Memorable and sumptuous, Zuppa Inglese al Limoncello is a delicious Italian trifle with a bit more of a kick due to its limoncello content. The blueberries are rich in antioxidents and vitamin C. This would make a glorious weekend dessert for family and looks quite impressive in a glass bowl such as above. It's very rich.

Serves 6 to 8

200g golden caster sugar
100ml Limoncello liqueur
300g blueberries
1/2 teaspoon arrowroot, mixed to a smooth paste with 2 tablespoons cold water
5 eggs, separated
250g mascarpone
6 heaped tablespoons lemon curd
1 pandoro cake, cut into 2cm slices (or Panettone)
550ml double cream
Handful of toasted flaked almonds

Put half the sugar and 300ml water in a medium saucepan and dissolve over a medium heat. Cook for 5 minutes, stirring occasionally.

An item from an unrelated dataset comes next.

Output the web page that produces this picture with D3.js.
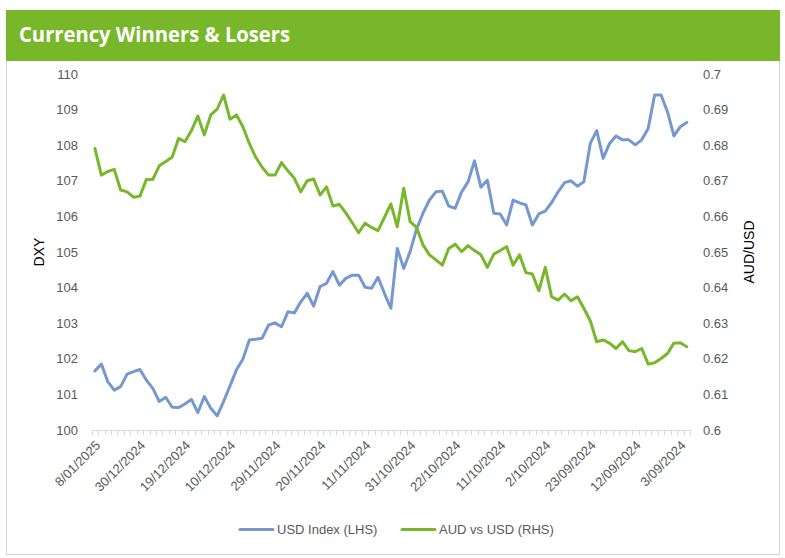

Measure off 80ml of the sugar syrup into a bowl, pour in the Limoncello, mix well and set aside to cool.

Add most of the blueberries to the pan with the remaining sugar syrup and cook over a medium heat for 2 minutes until they are beginning to release some of their juice. (Reserve a few for decoration.)

Stir the arrowroot paste into the pan with the blueberries and cook for a further minute, stirring continuously. Allow to cool.

Place the egg yolks and the remaining sugar in a large bowl and whisk until pale and thick. Beat in the mascarpone and lemon curd mixture. Place a layer of Pandoro in a large 1.5-litre glass serving bowl. Brush with a third of the Limoncello syrup, then spread with a third of the curd mixture.

Top with a third of the berries and their syrup. Repeat the layers twice, brushing the cake with the remaining Limoncello syrup, and ensuring the top layer is the lemon curd mixture.

Cover the bowl with clingfilm and chill for 5 hours or overnight. To serve, whip the cream to soft peaks and spread evenly over the trifle. Scatter with the reserved blueberries and toasted flaked almonds.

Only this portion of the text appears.